Semiconductor Quantum Dots

Abstract

Semiconductor Quantum Dots presents an overview of the background and recent developments in the rapidly growing field of ultrasmall semiconductor microscrystallites, in which the carrier confinement is sufficiently strong to allow only quantized states of the electrons and holes. The main emphasis of this book is the theoretical analysis of the confinement induced modifications of the optical and electronic properties of quantum dots in comparison to extended materials. The book develops the theoretical background material for the analysis of carrier quantum-confinement effects, it introduces different confinement regimes for absolute or center-of-mass motion quantization of the electron-hole-pairs, and it gives an overview of the best approximation schemes for each regime.
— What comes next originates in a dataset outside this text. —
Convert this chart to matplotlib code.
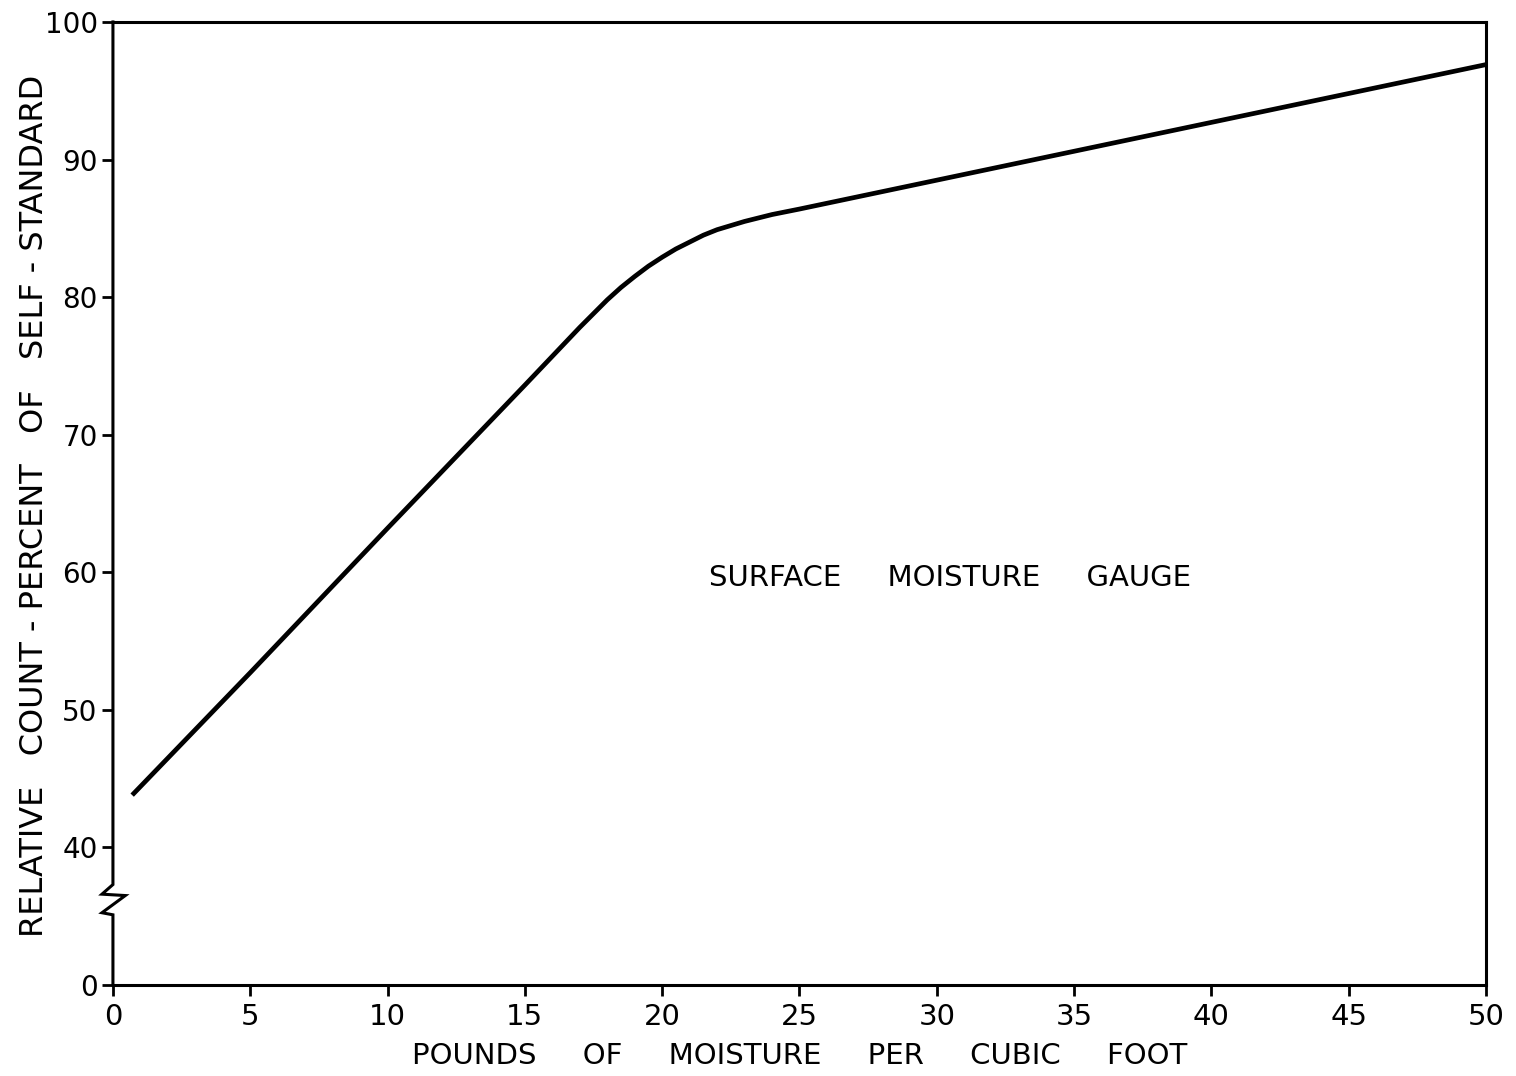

A detailed discussion of the carrier states in quantum dots is presented, including variational calculations, a configuration interaction approach, and quantum Monte Carlo techniques. Surface polarization instabilities are analyzed which lead to the self-trapping of carriers near the surface of the dots and the influence of spin-orbit coupling on the quantum-confined carrier states is discussed. The linear and nonlinear optical properties of small and large quantum dots are analyzed in detail, including transient optical nonlinearities (photon echo) and two-photon transitions. The influence of the quantum-dot size distribution in many realistic samples is outlined, including the analysis of quantum dot growth laws and universal size distributions. Phonons in quantum dots, as well as the influence of external electric or magnetic fields are discussed. The recent developments dealing with regular systems of quantum dots are reviewed, including a lattice model of quantum dots and quantum dot superlattices.